== Extracted material ==
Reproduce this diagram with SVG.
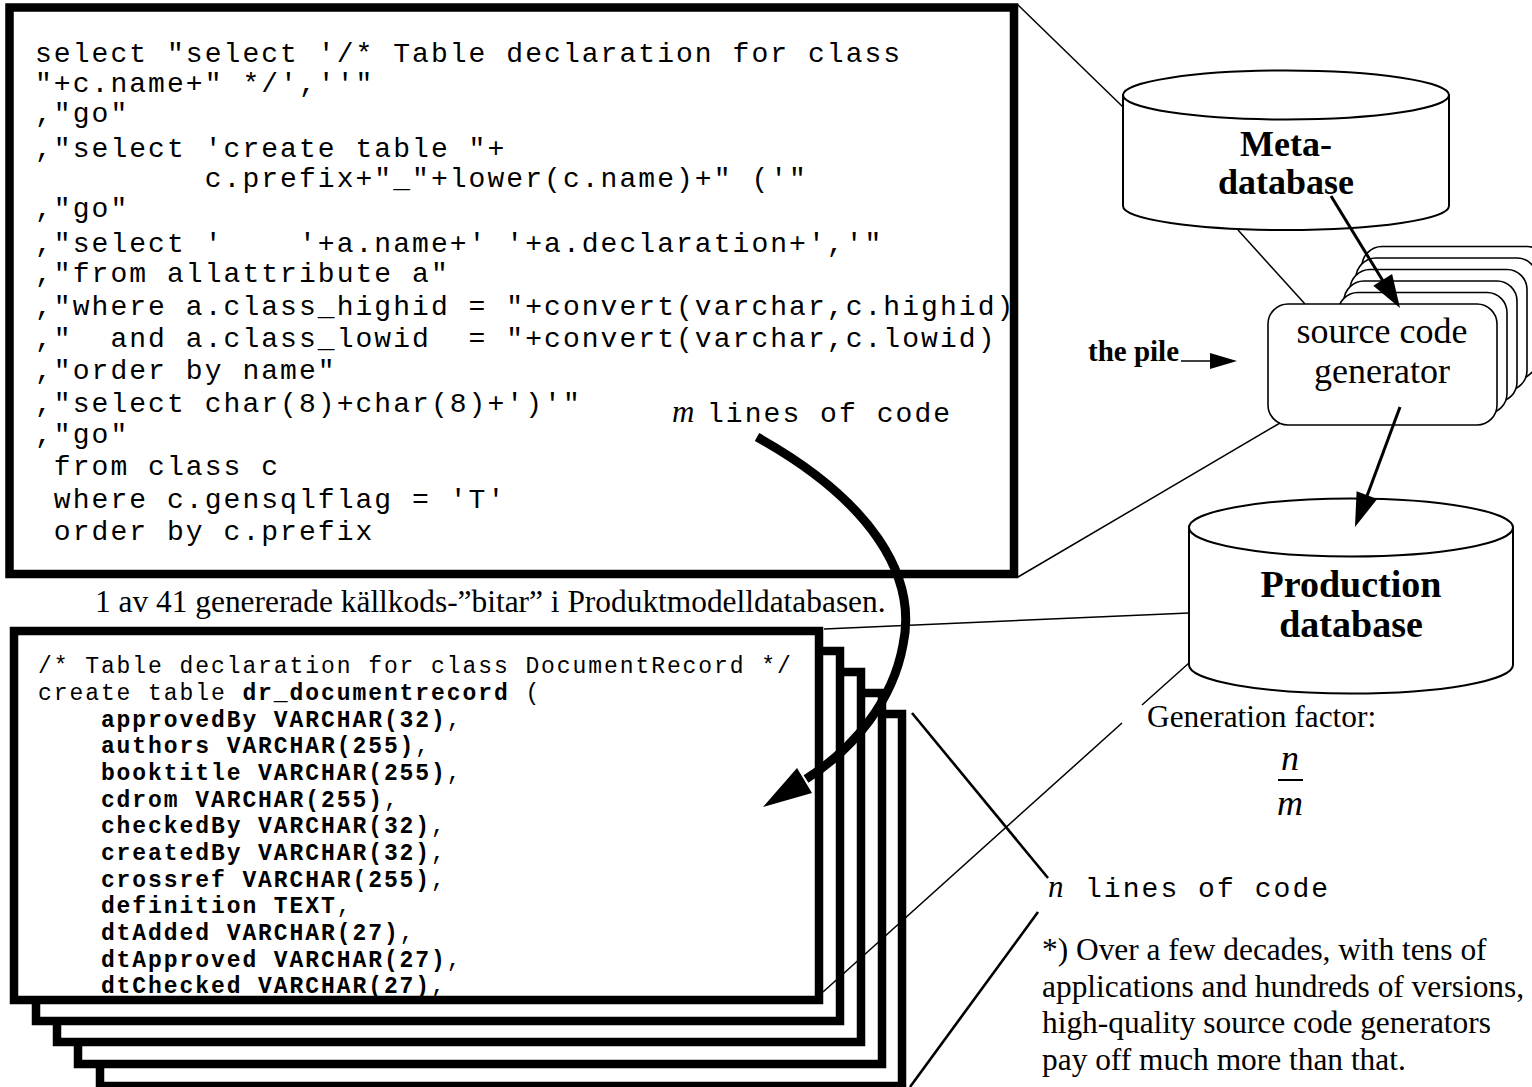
<svg xmlns="http://www.w3.org/2000/svg" width="1532" height="1087" viewBox="0 0 1532 1087">
<style>
.mono{font-family:"Liberation Mono","Courier New",monospace;fill:#000;white-space:pre}
.serif{font-family:"Liberation Serif","Times New Roman",serif;fill:#000}
.big{stroke:#000;stroke-width:8.5;fill:#fff}
.thin{stroke:#000;stroke-width:1.5;fill:none}
.med{stroke:#000;stroke-width:2.6;fill:none}
.cyl{stroke:#000;stroke-width:2;fill:#fff}
.gen{stroke:#000;stroke-width:1.6;fill:#fff}
.t1{font-size:28px;letter-spacing:2.05px}
.t2{font-size:23px;letter-spacing:1.92px}
.b{font-weight:bold}
.it{font-style:italic}
.body{font-size:31.4px}
</style>
<rect x="0" y="0" width="1532" height="1087" fill="#fff"/>

<g id="generator-script">
<rect class="big" x="9.5" y="7.5" width="1004.5" height="566.5"/>
<text class="mono t1" x="35" y="62" xml:space="preserve">select "select '/* Table declaration for class</text>
<text class="mono t1" x="35" y="92" xml:space="preserve">"+c.name+" */',''"</text>
<text class="mono t1" x="35" y="122" xml:space="preserve">,"go"</text>
<text class="mono t1" x="35" y="157" xml:space="preserve">,"select 'create table "+</text>
<text class="mono t1" x="35" y="187" xml:space="preserve">         c.prefix+"_"+lower(c.name)+" ('"</text>
<text class="mono t1" x="35" y="217" xml:space="preserve">,"go"</text>
<text class="mono t1" x="35" y="252" xml:space="preserve">,"select '    '+a.name+' '+a.declaration+','"</text>
<text class="mono t1" x="35" y="282" xml:space="preserve">,"from allattribute a"</text>
<text class="mono t1" x="35" y="315" xml:space="preserve">,"where a.class_highid = "+convert(varchar,c.highid)</text>
<text class="mono t1" x="35" y="347" xml:space="preserve">,"  and a.class_lowid  = "+convert(varchar,c.lowid)</text>
<text class="mono t1" x="35" y="379" xml:space="preserve">,"order by name"</text>
<text class="mono t1" x="35" y="412" xml:space="preserve">,"select char(8)+char(8)+')'"</text>
<text class="mono t1" x="35" y="443" xml:space="preserve">,"go"</text>
<text class="mono t1" x="35" y="475" xml:space="preserve"> from class c</text>
<text class="mono t1" x="35" y="508" xml:space="preserve"> where c.gensqlflag = 'T'</text>
<text class="mono t1" x="35" y="540" xml:space="preserve"> order by c.prefix</text>
<text x="672" y="422"><tspan class="serif it" font-size="31">m</tspan><tspan class="mono t1" x="707">lines of code</tspan></text>
</g>

<text id="caption" class="serif body" x="95" y="612">1 av 41 genererade källkods-”bitar” i Produktmodelldatabasen.</text>

<g id="generated-code">
<rect class="big" x="100" y="714" width="802" height="372"/>
<rect class="big" x="78" y="693" width="804" height="371"/>
<rect class="big" x="57" y="672" width="804" height="370"/>
<rect class="big" x="36" y="651" width="804" height="370"/>
<rect class="big" x="14" y="631" width="805" height="369"/>
<text class="mono t2" x="38" y="673.3" xml:space="preserve">/* Table declaration for class DocumentRecord */</text>
<text class="mono t2" x="38" y="700" xml:space="preserve">create table <tspan class="b">dr_documentrecord</tspan> (</text>
<text class="mono t2" x="100.9" y="726.7"><tspan class="b">approvedBy VARCHAR(32)</tspan>,</text>
<text class="mono t2" x="100.9" y="753.3"><tspan class="b">authors VARCHAR(255)</tspan>,</text>
<text class="mono t2" x="100.9" y="780"><tspan class="b">booktitle VARCHAR(255)</tspan>,</text>
<text class="mono t2" x="100.9" y="806.7"><tspan class="b">cdrom VARCHAR(255)</tspan>,</text>
<text class="mono t2" x="100.9" y="833.3"><tspan class="b">checkedBy VARCHAR(32)</tspan>,</text>
<text class="mono t2" x="100.9" y="860"><tspan class="b">createdBy VARCHAR(32)</tspan>,</text>
<text class="mono t2" x="100.9" y="886.7"><tspan class="b">crossref VARCHAR(255)</tspan>,</text>
<text class="mono t2" x="100.9" y="913.3"><tspan class="b">definition TEXT</tspan>,</text>
<text class="mono t2" x="100.9" y="940"><tspan class="b">dtAdded VARCHAR(27)</tspan>,</text>
<text class="mono t2" x="100.9" y="966.7"><tspan class="b">dtApproved VARCHAR(27)</tspan>,</text>
<text class="mono t2" x="100.9" y="993.3"><tspan class="b">dtChecked VARCHAR(27)</tspan>,</text>
</g>

<g id="meta-database">
<path class="cyl" d="M1123,95 V206 A163,24 0 0 0 1449,206 V95 Z"/>
<ellipse class="cyl" cx="1286" cy="95" rx="163" ry="24.5"/>
<text class="serif b" font-size="36" text-anchor="middle"><tspan x="1286" y="155.5">Meta-</tspan><tspan x="1286" y="194">database</tspan></text>
</g>

<g id="source-code-generator">
<rect class="gen" x="1362" y="246.5" width="185" height="121" rx="20"/>
<rect class="gen" x="1356" y="258" width="181" height="121" rx="20"/>
<rect class="gen" x="1350" y="269.5" width="177" height="121" rx="20"/>
<rect class="gen" x="1344" y="281" width="173" height="121" rx="20"/>
<rect class="gen" x="1338" y="292.5" width="169" height="121" rx="20"/>
<rect class="gen" x="1268" y="304" width="229" height="121" rx="20"/>
<text class="serif" font-size="36" text-anchor="middle"><tspan x="1382" y="343">source code</tspan><tspan x="1382" y="383">generator</tspan></text>
</g>

<g id="production-database">
<path class="cyl" d="M1189,527.5 V665 A162,28.5 0 0 0 1513,665 V527.5 Z"/>
<ellipse class="cyl" cx="1351" cy="527.5" rx="162" ry="29"/>
<text class="serif b" font-size="38" text-anchor="middle"><tspan x="1351" y="597">Production</tspan><tspan x="1351" y="637">database</tspan></text>
</g>

<g id="labels">
<text class="serif b" font-size="29" x="1088" y="361">the pile</text>
<text class="serif body" x="1147" y="727">Generation factor:</text>
<text class="serif it" font-size="36" text-anchor="middle" x="1290" y="770">n</text>
<line x1="1278" y1="780" x2="1303" y2="780" stroke="#000" stroke-width="2"/>
<text class="serif it" font-size="36" text-anchor="middle" x="1290" y="815">m</text>
<text x="1048" y="897"><tspan class="serif it" font-size="31">n</tspan><tspan class="mono t1" x="1085">lines of code</tspan></text>
<text class="serif body"><tspan x="1042" y="960">*) Over a few decades, with tens of</tspan><tspan x="1042" y="997">applications and hundreds of versions,</tspan><tspan x="1042" y="1033">high-quality source code generators</tspan><tspan x="1042" y="1070">pay off much more than that.</tspan></text>
</g>

<g id="connectors">
<line class="thin" x1="1017" y1="4" x2="1123" y2="107"/>
<line class="thin" x1="1238" y1="230" x2="1305" y2="304"/>
<line class="thin" x1="1280" y1="423" x2="1018" y2="577"/>
<line class="thin" x1="824" y1="629" x2="1189" y2="613"/>
<line class="thin" x1="1189" y1="663" x2="1142" y2="705"/>
<line class="thin" x1="1122" y1="723" x2="823" y2="992"/>
<line class="med" x1="912" y1="713" x2="1048" y2="878"/>
<line class="med" x1="910" y1="1087" x2="1038" y2="912"/>
<line x1="1331" y1="196" x2="1383" y2="281" stroke="#000" stroke-width="3"/>
<polygon points="1400,308 1373.3,285.7 1392.1,274.1" fill="#000"/>
<line x1="1400" y1="407" x2="1367" y2="496" stroke="#000" stroke-width="3"/>
<polygon points="1355,527 1356.6,491.3 1377.2,499.1" fill="#000"/>
<line x1="1181" y1="361" x2="1212" y2="361" stroke="#000" stroke-width="1.5"/>
<polygon points="1237,361 1210,353 1210,369" fill="#000"/>
<path d="M757,437 C870,500 918,575 903,645 C893,700 855,748 806,779" fill="none" stroke="#000" stroke-width="9"/>
<polygon points="763,807 797,768 812,793" fill="#000"/>
</g>
</svg>
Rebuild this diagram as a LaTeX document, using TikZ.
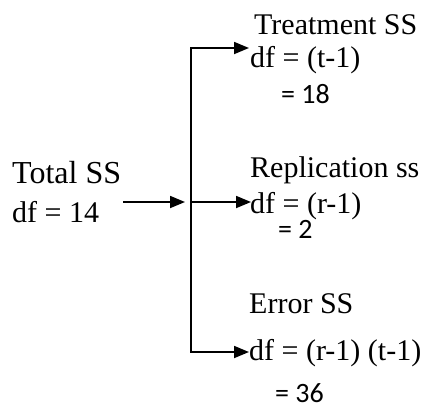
\documentclass[tikz,border=0pt]{standalone}
\usepackage{fontspec}
\setmainfont{Liberation Serif}
\newfontfamily\calfont{Carlito}
\usetikzlibrary{arrows.meta}
\begin{document}
\begin{tikzpicture}[x=1pt,y=-1pt,
  txt/.style={anchor=base west,inner sep=0pt,font=\fontsize{30}{36}\selectfont},
  num/.style={anchor=base west,inner sep=0pt,font=\calfont\fontsize{28}{32}\selectfont},
  ln/.style={line width=1.8pt},
  arr/.style={line width=1.8pt,-{Triangle[length=15pt,width=12pt]}}]
\useasboundingbox (0,0) rectangle (435,405);
% texts
\node[txt,font=\fontsize{32}{36}\selectfont] (total) at (12,183) {Total SS};
\node[txt] (tdf) at (12,222) {df = 14};
\node[txt] (treat) at (254,34) {Treatment SS};
\node[txt] (treatdf) at (250,67) {df = (t-1)};
\node[num] (treatn) at (281,103) {= 18};
\node[txt] (rep) at (250,177) {Replication ss};
\node[txt] (repdf) at (250,213) {df = (r-1)};
\node[num] (repn) at (278,238) {= 2};
\node[txt] (err) at (249,313) {Error SS};
\node[txt] (errdf) at (249,360) {df = (r-1) (t-1)};
\node[num] (errn) at (275,402) {= 36};
% connectors
\coordinate (src) at (123,202);
\coordinate (junc) at (185,202);
\coordinate (vtop) at (191,48);
\coordinate (vmid) at (191,202);
\coordinate (vbot) at (191,352);
\coordinate (ttip) at (249,48);
\coordinate (mtip) at (251,202);
\coordinate (btip) at (249,352);
\draw[arr] (src) -- (junc);
\draw[ln] (vtop) -- (vbot);
\draw[arr] ([xshift=-0.9pt]vtop) -- (ttip);
\draw[arr] (vmid) -- (mtip);
\draw[arr] ([xshift=-0.9pt]vbot) -- (btip);
\end{tikzpicture}
\end{document}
===
Job: Check every line for "this" and show the ones that have it.

Answer for the task:
Reproduce this diagram with SVG.
Rebuild this diagram as a LaTeX document, using TikZ.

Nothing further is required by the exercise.